Estuve en Granada, en el Oriente Antioqueño. Increíblemente, aunque he recorrido mucho este país y llevo una vida entera trabajando con poblaciones víctimas del conflicto armado, no había estado allí, ni conocía el Salón del Nunca Más.
Nadie sale igual después de entrar a ese lugar. Una galería de fotos con los rostros de las víctimas de asesinato y desaparición forzada sumergen al visitante, de sopetón, en la violencia de la primera década de los 2000; probablemente el período más vergonzoso de nuestra historia. Son cientos de hombres, mujeres, niñas y niños que lo miran a uno a los ojos y que, de alguna manera, lo interpelan.
Por cada víctima representada en cada foto hay, en una estantería, una bitácora; un cuaderno en el que las familias, los amigos y los visitantes escriben palabras para los ausentes. Es una especie de escritura ritual para mantener el vínculo con los que ya no están y contarles cómo ha transcurrido la vida desde su partida. Abrir cualquier bitácora, al azar, es entender la dimensión más profunda del dolor. Duele que la hija haya nacido sin conocer al padre y que este no pueda acompañarla el día de su grado, ni en la boda, ni en el nacimiento de su hijo. Duele la ausencia. Visitar el Salón del Nunca Más es comprender que después de la violencia, lo único que queda es el dolor.
La violencia irrumpe y, en un instante, cambia para siempre el curso de la vida de varias generaciones. La ausencia de los seres queridos es permanente, el vacío se instala en cada uno de los días de los deudos y prolonga su aflicción hacia el futuro. Recordar es lo único que apacigua un poco ese dolor. Hacer memoria, comprender lo que pasó, compartir la tristeza con los otros y honrar la vida de los ausentes es una manera, también, de evitar que el horror se vuelva a repetir; de allí la importancia del Salón del Nunca Más y de los otros lugares de la memoria que dan cuenta del conflicto armado en Colombia.
Recordar hechos atroces no es fácil, pero es mejor que olvidar y que ser olvidado. Estando en el Salón, su directora me contó de una actividad teatral que hacían cuando empezaron a diseñarlo, hace 20 años. Un mercader, cargado de morrocotas de oro, recorría las calles comprando los malos recuerdos de la gente.
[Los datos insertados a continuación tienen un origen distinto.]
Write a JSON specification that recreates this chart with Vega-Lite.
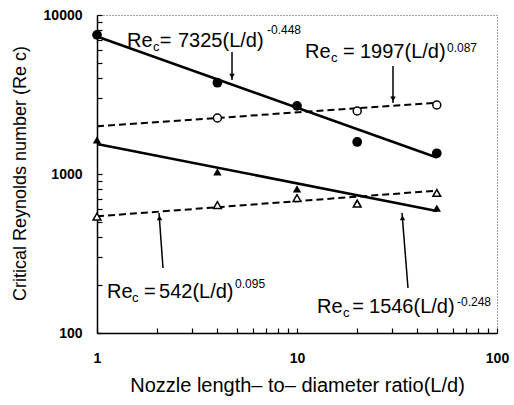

Luego llegaba el olvido y borraba todo rastro del horror, desaparecían los grupos armados y el carro bomba que había acabado con el pueblo; pero con ellos, también, desaparecían los esposos asesinados y la tierra despojada. El olvido, además, se llevaba la verdad y, con ella, la posibilidad del reconocimiento y la reparación. Al final resultaba mejor recordar, con esa convicción crearon el Salón del Nunca Más. Todos en Colombia deberían ir a visitarlo. Compartir el dolor de las víctimas es lo mínimo que podemos hacer para evitar que la violencia se repita y en una de esas, uno nunca sabe, nos alcance.